翌朝、気持ちよく目覚めたカイシャンは 今年生まれた仔馬を見に行くというバヤンに
ついて、朝駆けに出かけた。
寄ってきた仔馬のたてがみを撫でてやりながら、バヤンの隣で さまざまな毛並みの仔
馬たちをカイシャンは面白そうに眺める。 良く走る丈夫な仔馬は草原の民の財産だ。
仔馬はじきに大きくなって戦士を乗せて走る。
「カイシャン様、昨日はよく眠れましたか? 夜中に雷が鳴ったから眠れなかったのでは
ないですか?」
「雷が鳴ってたのか?よく寝てたから気づかなかった」
バヤンが我らが王子は豪胆だ、と笑う。 雨を伴わない雷雲が出る そんな夜は、雷光
を頼りに狼が家畜を狙うのだそうだ。
「実際、昨夜はあちこちで子羊や仔馬が狼に襲われて大変だったそうです」
この仔馬たちは運が良かったのですよ、とバヤンがカイシャンのそばの仔馬のたてがみ
を撫でた。 それで思い出したのですが、とバヤンが懐を探り、昨夜世話になったゲルの
家族からもらったお守りですが、ぜひ王子に持っていてもらいたい、と素朴な紐にくくら
れた白い小さな塊をカイシャンの手のひらに乗せた。狼の骨だという。
「狼の骨は魔よけになるそうですよ。」
「・・・・・」
狼の骨をてのひらで転がしながら、カイシャンは 昨日の夢を思い出した。
(・・・不思議な夢 だった。

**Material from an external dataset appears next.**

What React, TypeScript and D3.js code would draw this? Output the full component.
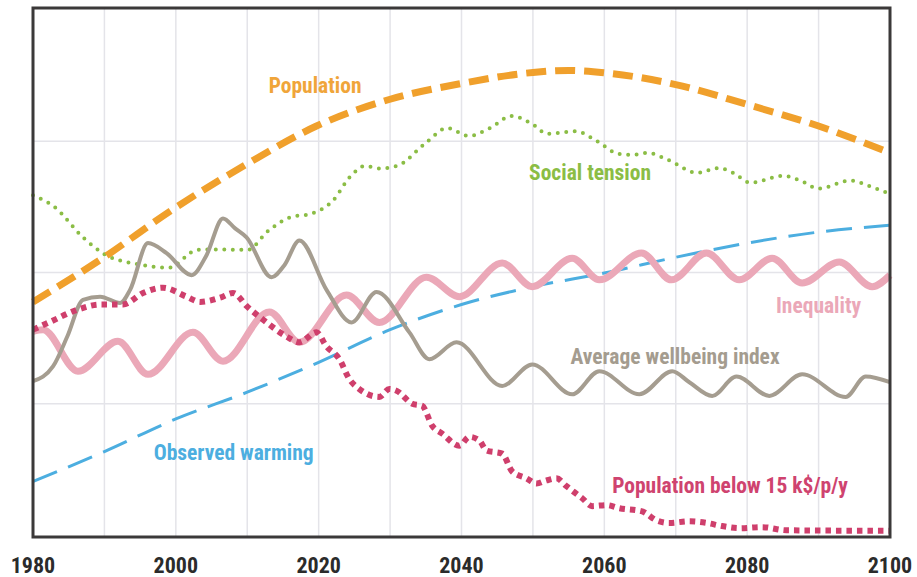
import React from "react";
import * as d3 from "d3";

const xTicks = [1980, 2000, 2020, 2040, 2060, 2080, 2100];
const xGrid = [1990, 2000, 2010, 2020, 2030, 2040, 2050, 2060, 2070, 2080, 2090];
const yGrid = [25, 50, 75];

const populationYears = [1980, 1989.4, 2000, 2010, 2019.7, 2030, 2040, 2050, 2055, 2061, 2070, 2080, 2090, 2100];
const populationValues = [44.4, 52.4, 62.4, 70.7, 77.9, 83.0, 86.0, 88.1, 88.5, 87.9, 85.8, 82.0, 77.9, 72.8];

const warmingYears = [1980, 1990, 2000, 2010, 2020, 2030, 2040, 2050, 2060, 2070, 2080, 2090, 2100];
const warmingValues = [10.2, 15.9, 22.1, 27.2, 32.9, 39.1, 43.9, 47.3, 49.9, 52.9, 55.6, 57.7, 59.0];

const tensionYears = [1980, 1983, 1987, 1990, 1995, 1999, 2003, 2006, 2010, 2013, 2016, 2019, 2022, 2024.5, 2026.5, 2028.5, 2031, 2035, 2038, 2041, 2044, 2047, 2050, 2052, 2056, 2059, 2062, 2064, 2066, 2069, 2073, 2076, 2078, 2080.5, 2085, 2087.5, 2090, 2094.5, 2097, 2100];
const tensionValues = [64.7, 62.5, 56.7, 53.5, 51.5, 50.9, 54.3, 54.4, 54.3, 58.0, 60.5, 61.2, 63.7, 68.4, 70.3, 69.8, 70.3, 74.7, 77.5, 76.0, 77.5, 79.8, 78.2, 76.4, 76.9, 75.0, 72.6, 72.4, 72.8, 71.4, 69.0, 69.9, 69.0, 67.1, 68.4, 67.5, 66.0, 67.5, 66.5, 65.0];

const wellbeingYears = [1980, 1982.8, 1984.8, 1987, 1989.4, 1992.2, 1993.6, 1996.1, 1998.7, 2002.2, 2004.3, 2006.6, 2008.3, 2009.9, 2013.4, 2015.2, 2017.3, 2021.1, 2024.6, 2028.1, 2032.7, 2035.5, 2039.3, 2045.7, 2049.9, 2055.5, 2059.3, 2064.9, 2069.5, 2071.9, 2075.1, 2078.5, 2083.1, 2087.7, 2093.8, 2096.6, 2100];
const wellbeingValues = [29.3, 32.1, 37.8, 44.8, 45.4, 44.2, 46.7, 55.6, 53.7, 49.5, 53.3, 60.3, 58.4, 56.7, 49.1, 51.4, 56.1, 46.7, 40.5, 46.3, 38.6, 33.5, 36.7, 28.4, 32.5, 26.8, 31.2, 26.8, 31.2, 29.1, 26.5, 30.2, 26.5, 30.6, 26.3, 30.2, 29.1];

const inequalityYears = [1980, 1981.4, 1986.3, 1991.9, 1996.1, 2002.4, 2006.6, 2013.1, 2017.3, 2023.9, 2028.5, 2035.1, 2039.7, 2045.7, 2049.9, 2055.5, 2059.3, 2065.2, 2069.4, 2074.3, 2078.9, 2083.5, 2087.7, 2092.9, 2097.5, 2100];
const inequalityValues = [38.8, 39.1, 31.2, 36.9, 30.6, 38.6, 33.1, 42.5, 36.7, 45.7, 40.5, 49.1, 45.4, 51.8, 47.3, 52.7, 48.6, 53.7, 48.6, 53.7, 48.6, 52.7, 48.0, 52.0, 47.3, 49.5];

const povertyYears = [1980, 1982.4, 1986.2, 1989.4, 1992.6, 1995.4, 1998.2, 2001.5, 2003.4, 2006.2, 2008, 2010, 2012.7, 2015.5, 2017.3, 2019.7, 2021.1, 2022.9, 2024.3, 2025.7, 2028.5, 2029.9, 2031, 2033.1, 2034.5, 2035.9, 2037.3, 2039.7, 2041.1, 2042.5, 2043.5, 2045.7, 2047.1, 2049.1, 2050.5, 2051.9, 2053.3, 2054.7, 2056.9, 2058.3, 2060.3, 2062.1, 2065.3, 2067.3, 2069.1, 2071.9, 2074.3, 2076.5, 2078.9, 2082.1, 2085.5, 2100];
const povertyValues = [39.1, 40.6, 42.9, 43.9, 43.9, 46.1, 47.1, 45.4, 44.4, 45.2, 46.1, 43.5, 40.5, 37.8, 36.7, 38.6, 35.9, 33.5, 29.7, 27.8, 26.3, 27.8, 27.4, 25.0, 24.6, 20.8, 19.3, 17.0, 18.7, 18.0, 16.1, 15.5, 12.1, 10.8, 9.8, 10.4, 10.8, 9.3, 7.0, 5.5, 5.7, 5.1, 4.5, 2.8, 2.3, 2.6, 2.3, 1.7, 1.3, 1.5, 0.9, 0.8];

const labelNames = ["Population", "Social tension", "Inequality", "Average wellbeing index", "Observed warming", "Population below 15 k$/p/y"];
const labelYears = [2019.5, 2058, 2090, 2069.9, 2008.1, 2077.6];
const labelValues = [84.2, 67.6, 42.3, 32.6, 14.3, 8.0];
const labelColors = ["#f0a53a", "#8bbd45", "#eba8b8", "#a49c8f", "#4caee0", "#cf436f"];

const W = 917;
const H = 577;
const FONT = "'Liberation Sans Narrow', 'Arial Narrow', 'Roboto Condensed', sans-serif";

export default function App() {
  const x = d3.scaleLinear().domain([1980, 2100]).range([33, 890]);
  const y = d3.scaleLinear().domain([0, 100]).range([535, 10]);
  const top = 8;
  const bottom = 537;

  const mk = (years: number[], vals: number[], curve: any) =>
    d3
      .line<number>()
      .x((_, i) => x(years[i]))
      .y((v) => y(v))
      .curve(curve)(vals) || "";

  return (
    <svg
      width={W}
      height={H}
      style={{ position: "absolute", left: 0, top: 0, display: "block", background: "#fff" }}
    >
      <rect x={0} y={0} width={W} height={H} fill="#fff" />
      {xGrid.map((g) => (
        <line key={"vx" + g} x1={x(g)} x2={x(g)} y1={top} y2={bottom} stroke="#e4e4e9" strokeWidth={1.5} />
      ))}
      {yGrid.map((g) => (
        <line key={"hy" + g} x1={x(1980)} x2={x(2100)} y1={y(g)} y2={y(g)} stroke="#e4e4e9" strokeWidth={1.5} />
      ))}

      <path d={mk(warmingYears, warmingValues, d3.curveMonotoneX)} fill="none" stroke="#4caee0" strokeWidth={3} strokeDasharray="26 12" />
      <path d={mk(tensionYears, tensionValues, d3.curveMonotoneX)} fill="none" stroke="#8bbd45" strokeWidth={4} strokeDasharray="0 8.5" strokeLinecap="round" />
      <path d={mk(inequalityYears, inequalityValues, d3.curveMonotoneX)} fill="none" stroke="#eba8b8" strokeWidth={7} />
      <path d={mk(wellbeingYears, wellbeingValues, d3.curveMonotoneX)} fill="none" stroke="#a59d90" strokeWidth={4} />
      <path d={mk(povertyYears, povertyValues, d3.curveMonotoneX)} fill="none" stroke="#cf3f6c" strokeWidth={6} strokeDasharray="5.5 5" />
      <path d={mk(populationYears, populationValues, d3.curveMonotoneX)} fill="none" stroke="#f0a02c" strokeWidth={7} strokeDasharray="20 9" />

      <rect x={x(1980)} y={top} width={x(2100) - x(1980)} height={bottom - top} fill="none" stroke="#3b3939" strokeWidth={3} />

      {labelNames.map((n, i) => (
        <text
          key={n}
          x={x(labelYears[i])}
          y={y(labelValues[i])}
          textAnchor="middle"
          fill={labelColors[i]}
          fontFamily={FONT}
          fontWeight="bold"
          fontSize={21.5}
        >
          {n}
        </text>
      ))}

      {xTicks.map((t) => (
        <text
          key={"t" + t}
          x={x(t)}
          y={573}
          textAnchor="middle"
          fill="#2b2b2b"
          fontFamily={FONT}
          fontWeight="bold"
          fontSize={22}
        >
          {t}
        </text>
      ))}
    </svg>
  );
}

)
―――狼を従えた、長い白い髪の、不思議な肌の色をした人が、カイシャンの名を呼ぶ。
ただそれだけの夢だったのだが
(・・・なんだか、とても懐かしいような・・・・・)
懐かしいと思ったのは、昔、一度夢で見たことがあるからだ、とカイシャンはようやく
思い出した。
小さいころ、病気で命が危なかった(らしい)時に、夢で見た。
その夢のあとで、カイシャンの病気は治ったのだ。(命懸けで治療してくれたのは桂花だ
ったのだけれど。)
あの時は、夢の中で 風に乗って空からおりてきて、怒ったような困ったような顔で、
カイシャンに何かを言っていた。
普通なら、怖いと思うのだろうけど、なぜか少しも怖くなかった。
とても きれいだ と思ったからかもしれない。
桂花と同じ、紫色の瞳だったからかもしれない。
(・・・・・もう一度 逢いたい )
カイシャンの夢の中に現れる、不思議な、―――人。
(・・・夢の中で 逢えるなら――― )
「カイシャン様―――」
名を呼ばれて振り向けば、桂花と馬空が馬を並べてこちらに向かってきている。桂花の
髪が草原の光で金の色に光る。馬空が馬上で大きく手を振っている。
バヤンがカイシャンのそばを離れ、二人の方へ行きながら何か言っている。
馬を下りた二人が、バヤンとともにカイシャンの方を見て笑った。
「・・・・・」
―――桂花がいて バヤンがいて 馬空がいる みんないる。 魔物が入る隙間なんて
ない。
(・・・でも、夢の中で 逢えるなら――― )
心の中でバヤンに謝りながら、今年生まれた仔馬のたてがみに お守りをそっと結びつ
けてやると、カイシャンは三人の待つほうへ笑って駆けだした。